I have a hard time trying to understand this prove.

Find an expression for the number of edges of $L(G)$ in terms of the degrees of the vertices of $G$.

Let $\{v_1, v_2, . . . , v_n\}$ be the vertices of $G$ and let $d_i$ be the degree of the vertex $v_i$. An edge ${v_i, v_j}$ will be adjacent to $d_i − 1 + d_j − 1$ edges. Until this point I understand it. Since there are $d_i$ edges that contain $v_i$ in $G$, the sum of the degrees of the vertices in $L(G)$ will be $\sum_{i=1}^n d_i(d_i − 1)$ and so the number of edges in $L(G)$ is $\sum_{i=1}^n \frac{d_i(d_i − 1)}{2}$.

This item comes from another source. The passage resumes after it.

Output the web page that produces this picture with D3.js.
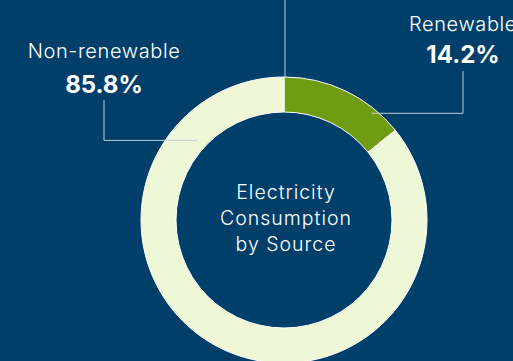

From: http://garsia.math.yorku.ca/~zabrocki/math3260w03/hw1sln.pdf

Answer 1

I think the given proof is a bit confusing.

Try this one:

An edge in $L(G)$ is a $2$-set $\{e_1,e_2\}$ of edges in $G$ with which are adjacent to a common vertex $v$. This vertex $v$ is uniquely determined by $\{e_1,e_2\}$. If a vertex $v$ has degree $d$, there are $\binom{d}{2}$ $2$-sets $\{e_1,e_2\}$ such that $e_1$ and $e_2$ are adjacent to $v$.

So the total number of edges in $L(G)$ is $$ \sum_{i = 1}^n \binom{d_i}{2} = \sum_{i = 1}^n \frac{d_i(d_i-1)}{2}\text{.} $$